King noted that U.S. abortion rates have been dropping but nationally, a "black child in the womb is twice as likely to be killed as a white child." And in Mississippi, the black unborn are three times as likely to be aborted as whites. "There are many reasons for this," he admitted, citing "poverty, lack of education, women raising children without a father present, abortuaries located in cities and close to black and Hispanic populations, but, as Americans, as Christians, we surely know that such racial differences in the slaughter rate must indicate some racist aspect that we have not yet understood or acknowledged."

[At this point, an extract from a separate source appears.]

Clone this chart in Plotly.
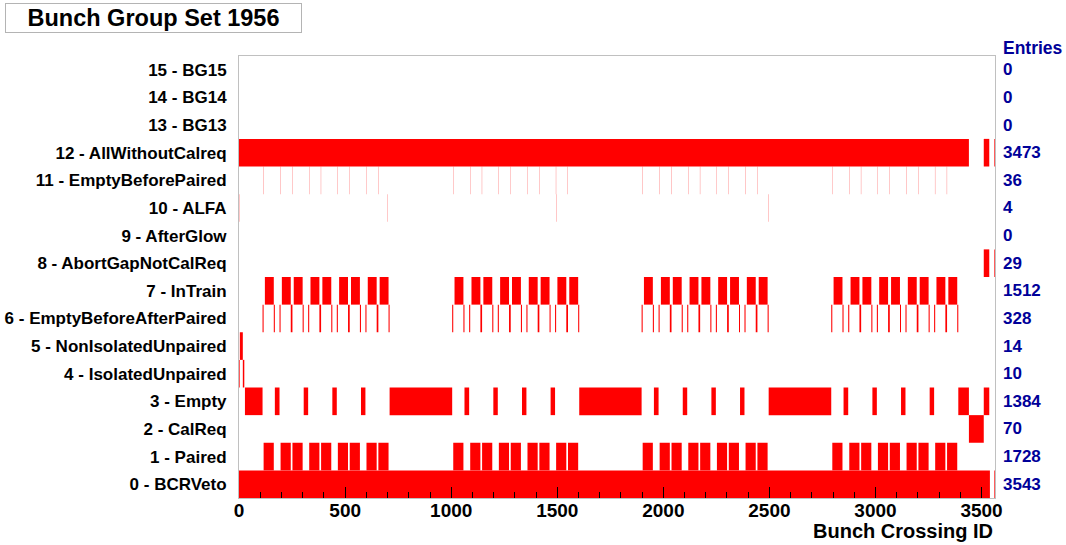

Hamer lost her job and her home because of her civil rights work in Mississippi. Shots were fired into the house where she stayed with friends. She later was badly beaten and permanently injured after a 1963 arrest. Perhaps most famously she was a passionate spokesman for the Mississippi Freedom Democratic Party, which challenged the state Democratic Party's all white delegation to the 1964 Democratic Convention. Hamer was a major irritant to Lyndon Johnson for disrupting the desired harmonious coronation. She got seated at the 1968 Democratic Convention and remained politically active until her premature death in 1977.
Like Hamer, King also paid a steep price as a white civil rights activist in 1960s Mississippi, enduring jailings and beatings. He recounted having been in the Methodist Building on Capitol Hill before, when he and others sought sanctuary there after being tear-gassed at an anti-Vietnam War demonstration on the U.S. Capitol grounds. Hamer and King, like the recently deceased Sargent Shriver, recall an almost disappeared strong liberal tradition that was devoutly religious, both Protestant and Catholic, and ardently pro-life.
"The greatest witness people of my Movements can make today is that we never thought we would live to see most of the changes we proclaimed," King recalled with civil rights successes in mind. "We have a rare blessing that some of us did live so long and do understand the doubts and depression of many struggling for the Right to Life." The civil rights veteran promised: "What we are now doing is not pointless, is not fruitless, and must be done in faith."
Will the sterile amorality of groups like RCRC prevail in their quest to insinuate abortion into every aspect of American life? Or is the old civil rights veteran correct to be hopeful? The angels, and tides of history, almost certainly side with the later.